"Conversation" Sharp | |
---|---|
Born | 1759 Newfoundland |
Died | 30 March 1835 Dorchester |
Resting place | Bunhill Fields, London. |
Education | Rev. Dr Fell, Thaxted (private), Inner Temple |
Occupation | hat maker, merchant, politician. |
Known for | Conversation, Criticism, Wit |
Children | Maria Kinnaird (adopted) |
Richard Sharp, FRS, FSA (1759 – 30 March 1835), also known as "Conversation" Sharp, was a British hat-maker, banker, merchant, poet, critic, Member of Parliament, and conversationalist.
He was at various times known in London society as "Hatter Sharp", "Furrier Sharp", "Copenhagen Sharp" (after a famous speech that he gave as an MP castigating the British bombardment of Copenhagen) or, most famously of all, as "Conversation Sharp".

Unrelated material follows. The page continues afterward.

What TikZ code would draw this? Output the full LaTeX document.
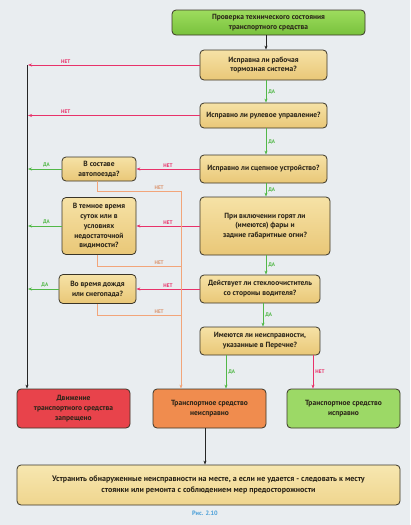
\documentclass[tikz,border=0pt]{standalone}
\usepackage{fontspec}
\setmainfont{PT Sans}
\usetikzlibrary{arrows.meta,calc}
\definecolor{bgc}{HTML}{E9EDF0}
\definecolor{edge}{HTML}{3A3528}
\definecolor{txt}{HTML}{2A2418}
\definecolor{qtop}{HTML}{F6E2A6}
\definecolor{qbot}{HTML}{E9C777}
\definecolor{ftop}{HTML}{F7E7B0}
\definecolor{fbot}{HTML}{EFD58E}
\definecolor{gtop}{HTML}{9EDC5E}
\definecolor{gbot}{HTML}{78C23C}
\definecolor{rfill}{HTML}{E8434B}
\definecolor{ofill}{HTML}{F08C4E}
\definecolor{grfill}{HTML}{9CD966}
\definecolor{lred}{HTML}{E8326A}
\definecolor{lgreen}{HTML}{52B848}
\definecolor{lorange}{HTML}{F2A57A}
\definecolor{capc}{HTML}{4A9FD8}
\begin{document}
\begin{tikzpicture}[x=1pt,y=-1pt,
  font=\bfseries\fontsize{7.5}{9.8}\selectfont,
  box/.style={draw=edge, line width=0.8pt, rounded corners=4pt, align=center, text=txt, inner sep=1pt},
  qbox/.style={box, top color=qtop, bottom color=qbot},
  tbox/.style={box, top color=gtop, bottom color=gbot},
  fbox/.style={box, top color=ftop, bottom color=fbot},
  conn/.style={line width=0.8pt},
  blk/.style={conn, draw=black!85, -{Stealth[length=4pt,width=3pt]}},
  ra/.style={conn, draw=lred, -{Stealth[length=4pt,width=3pt]}},
  ga/.style={conn, draw=lgreen, -{Stealth[length=4pt,width=3pt]}},
  ol/.style={conn, draw=lorange},
  oa/.style={conn, draw=lorange, -{Stealth[length=4pt,width=3pt]}},
  lab/.style={font=\bfseries\fontsize{5.2}{5.5}\selectfont, inner sep=1pt},
  yes/.style={lab, text=lgreen},
  no/.style={lab, text=lred},
  noo/.style={lab, text=lorange!90!black}
]
\useasboundingbox[fill=bgc] (0,0) rectangle (410,525);

% main column
\node[tbox, minimum width=193pt, minimum height=25pt] (top) at (268.5,22.5) {Проверка технического состояния\\транспортного средства};
\node[qbox, minimum width=127pt, minimum height=30pt] (b2) at (263.5,65) {Исправна ли рабочая\\тормозная система?};
\node[qbox, minimum width=127pt, minimum height=25pt] (b3) at (263.5,115.5) {Исправно ли рулевое управление?};
\node[qbox, minimum width=127pt, minimum height=28pt] (b4) at (263.5,169) {Исправно ли сцепное устройство?};
\node[qbox, minimum width=130pt, minimum height=58pt] (b5) at (265,226) {При включении горят ли\\(имеются) фары и\\задние габаритные огни?};
\node[qbox, minimum width=120pt, minimum height=28pt] (b6) at (260,289) {Действует ли стеклоочиститель\\со стороны водителя?};
\node[qbox, minimum width=120pt, minimum height=28pt] (b7) at (260,341) {Имеются ли неисправности,\\указанные в Перечне?};

% left column
\node[qbox, minimum width=74pt, minimum height=24pt] (l1) at (99,169) {В составе\\автопоезда?};
\node[qbox, minimum width=74pt, minimum height=57pt] (l2) at (99,226) {В темное время\\суток или в\\условиях\\недостаточной\\видимости?};
\node[qbox, minimum width=77pt, minimum height=29pt] (l3) at (97.5,289) {Во время дождя\\или снегопада?};

% results
\node[box, fill=rfill, minimum width=113pt, minimum height=39pt] (rr) at (73.5,408.5) {Движение\\транспортного средства\\запрещено};
\node[box, fill=ofill, minimum width=113pt, minimum height=39pt] (oo) at (209.5,408.5) {Транспортное средство\\неисправно};
\node[box, fill=grfill, minimum width=113pt, minimum height=39pt] (gg) at (343.5,408.5) {Транспортное средство\\исправно};
\node[fbox, minimum width=383pt, minimum height=40pt, font=\bfseries\fontsize{8}{10.5}\selectfont] (ff) at (208.5,485) {Устранить обнаруженные неисправности на месте, а если не удается - следовать к месту\\стоянки или ремонта с соблюдением мер предосторожности};

\node[text=capc, font=\bfseries\fontsize{6.3}{7}\selectfont] (cap) at (205,513) {Рис. 2.10};

% coordinates
\coordinate (sp) at (266,0);
\coordinate (sp2) at (263,0);
\coordinate (lt) at (27,65);
\coordinate (ll) at (28,0);
\coordinate (o1) at (181,191);
\coordinate (o2) at (181,266);
\coordinate (o3) at (181,315);

% spine
\draw[blk] (top.south -| sp) -- (b2.north -| sp);
\draw[ga] (b2.south -| sp) -- node[yes, right=1pt] {ДА} (b3.north -| sp);
\draw[ga] (b3.south -| sp) -- node[yes, right=1pt] {ДА} (b4.north -| sp);
\draw[ga] (b4.south -| sp) -- node[yes, right=1pt] {ДА} (b5.north -| sp);
\draw[ga] (b5.south -| sp) -- node[yes, right=1pt] {ДА} (b6.north -| sp);
\draw[ga] (b6.south -| sp2) -- node[yes, right=1pt] {ДА} (b7.north -| sp2);
\draw[ga] ($(b7.south)+(-34,0)$) -- node[yes, right=1pt] {ДА} ($(oo.north)+(16.5,0)$);
\draw[ra] ($(b7.south)+(53,0)$) -- node[no, right=1pt] {НЕТ} ($(gg.north)+(-30.5,0)$);

% left spine
\draw[blk] (lt) -- (rr.north -| lt);
\draw[ra] (b2.west) -- node[no, above=0.5pt, pos=0.78] {НЕТ} (b2.west -| ll);
\draw[ra] (b3.west) -- node[no, above=0.5pt, pos=0.78] {НЕТ} (b3.west -| ll);

% to left column
\draw[ra] (b4.west) -- node[no, above=0.5pt] {НЕТ} (l1.east);
\draw[ra] (b5.west) -- node[no, above=0.5pt] {НЕТ} (l2.east);
\draw[ra] (b6.west) -- node[no, above=0.5pt] {НЕТ} (l3.east);
\draw[ga] (l1.west) -- node[yes, above=0.5pt, pos=0.45] {ДА} (l1.west -| ll);
\draw[ga] (l2.west) -- node[yes, above=0.5pt, pos=0.45] {ДА} (l2.west -| ll);
\draw[ga] (l3.west) -- node[yes, above=0.5pt, pos=0.45] {ДА} (l3.west -| ll);

% orange
\draw[ol] ($(l1.south)+(-2,0)$) |- node[noo, above=0.5pt, pos=0.87] {НЕТ} (o1);
\draw[ol] ($(l2.south)+(-2,0)$) |- node[noo, above=0.5pt, pos=0.87] {НЕТ} (o2);
\draw[ol] ($(l3.south)+(-0.5,0)$) |- node[noo, above=0.5pt, pos=0.87] {НЕТ} (o3);
\draw[oa] (o1) -- (oo.north -| o1);

\draw[blk] ($(oo.south)+(-4.5,0)$) -- ($(ff.north)+(-3.5,0)$);
\end{tikzpicture}
\end{document}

Richard Sharp is an example of a young man who inherited the wealth of previous generations of hard-working London merchants, and combined this birthright with features of his own character to make an intellectual career in the world of the Enlightenment. His grandfather, another Richard Sharp (circa 1690-1775), from a family of clothiers at Romsey, Hampshire, had been apprenticed in 1712 to George Baker, a freeman of the Goldsmiths’ Company of London, but a haberdasher of hats by trade. Richard completed his apprenticeship, and by the early 1730s he was George Baker’s partner in the successful hatting business on Fish Street Hill in the City of London. Baker & Sharp were frequent buyers of beaver at Hudson’s Bay Company sales, which they would have supplied to feltmakers who made the felt “hoods” from which finished hats were fashioned. Little is known of their customers, but they had dealings with merchants in South Carolina in the 1730s and 40s, and they may have specialized in the trade to the American colonies.
George Baker retired about 1747, and Richard Sharp carried on the business. He took a nephew, John Sharp, into partnership about 1760, but John died in 1766, and Richard Sharp now faced a crisis in securing the future of his firm. His only son, also called Richard, had obtained a commission as ensign in the 40th Regiment of Foot in 1756; was stationed at St John’s Newfoundland, where he married a local woman, Elizabeth Adams in 1759, and returned to England about 1763, dying in London two years later. They had two young sons, Richard (born 1759) and William. No doubt planning for his successor, the boys’ grandfather took into partnership another hatter, Thomas Cable Davis, who married the boys’ mother in 1769. Next year old Richard Sharp made his will, in which he recorded that Davis had agreed to take one of the grandsons as an apprentice when he was old enough, and eventually make him a partner in the hatting business for a three-sevenths share. In 1775, shortly before his death, Sharp added a codicil showing that Richard, the elder of the two boys, had become the apprentice. Provisions were also made to loan substantial sums from the estate to Thomas Cable Davis, who must not have had enough capital to maintain the business on his own, if old Sharp’s share was taken out by his executors. By his grandfather’s will, young Richard was to receive £1,500, to be held in trust for him by his uncles until he came of age. He was a partner with his stepfather, in the firm of Davis & Sharp, still at No. 6, Fish Street Hill, by 1782.